For example, some local networks may implement an internal addressing scheme that 
may assign non-unique or otherwise invalid global IP addresses to the nodes in the local 
network. A router linking the local network to the outside network may employ a NAT table to 
translate the invalid local address to a valid global address. For example, a two element table 
entry may include (invalid local address, valid global address). Thus, communications directed 
to the valid global address would be translated to the invalid local address in the NAT table so 
that the correct node in the local network would receive the packet. 

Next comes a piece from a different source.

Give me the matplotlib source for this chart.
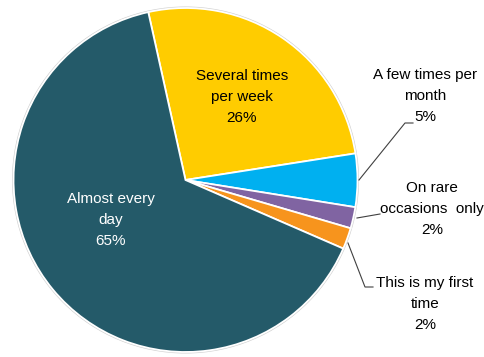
import matplotlib.pyplot as plt
from matplotlib.patches import Circle

# Survey answers, in the order the slices are drawn (clockwise from top)
labels = ["Several times\nper week", "A few times per\nmonth", "On rare\noccasions  only",
          "This is my first\ntime", "Almost every\nday"]
shares = [26, 5, 2, 2, 65]
colors = ["#FFCC00", "#00B0F0", "#8064A2", "#F7941D", "#245A69"]

W, H = 485, 357
plt.rcParams['font.family'] = ['Liberation Sans', 'DejaVu Sans']

fig = plt.figure(figsize=(W / 100, H / 100), dpi=100)
ax = fig.add_axes([0, 0, 1, 1])

cx, cy, r = 185.5, H - 180, 172

# faint rim around the pie
ax.add_patch(Circle((cx, cy), r + 1.5, facecolor="#d0d0d0", edgecolor="none", zorder=0))

wedges, _ = ax.pie(shares, colors=colors, startangle=102.5, counterclock=False,
                   center=(cx, cy), radius=r,
                   wedgeprops=dict(edgecolor="white", linewidth=1.3))

ax.set_xlim(0, W)
ax.set_ylim(0, H)
ax.set_aspect("equal")
ax.axis("off")


def label_text(i, x, y, color="black"):
    ax.text(x, H - y, f"{labels[i]}\n{shares[i]}%", ha="center", va="center",
            fontsize=11, color=color, linespacing=1.6)


label_text(0, 242, 97)
label_text(4, 111, 220, color="white")
label_text(1, 425, 96)
label_text(2, 432, 209)
label_text(3, 425, 304)

# leader lines for the small slices
line_kw = dict(color="#404040", linewidth=0.8)
ax.plot([359, 405, 413], [H - 180, H - 123, H - 123], **line_kw)
ax.plot([357, 380], [H - 218, H - 214], **line_kw)
ax.plot([348, 365, 373], [H - 243, H - 287, H - 287], **line_kw)

fig.savefig("out.png", dpi=100)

In certain cases, the NAT table may use a three element table entry to translate traffic 
between the local network and the outside network. This may advantageously allow the router to 
overload the valid global addresses and thereby allow more local network nodes to communicate 
with the outside network. For example, a three element table entry may include (invalid local 
address, valid global address, outside network address). Thus, communications directed to the 
valid global address would identified as originating from the outside network address and then be 
translated to the invalid local address in the NAT table so that the correct node in the local 
network would receive the packet. 

In step 290, data packets that have been received by the LMD may be correlated. For 
example, data packets that have been identified at the same protocol layer may have their unique 
characteristics compared with each other until a match is found. In one embodiment, two data 
packets that have matching unique characteristics may be deemed correlated. 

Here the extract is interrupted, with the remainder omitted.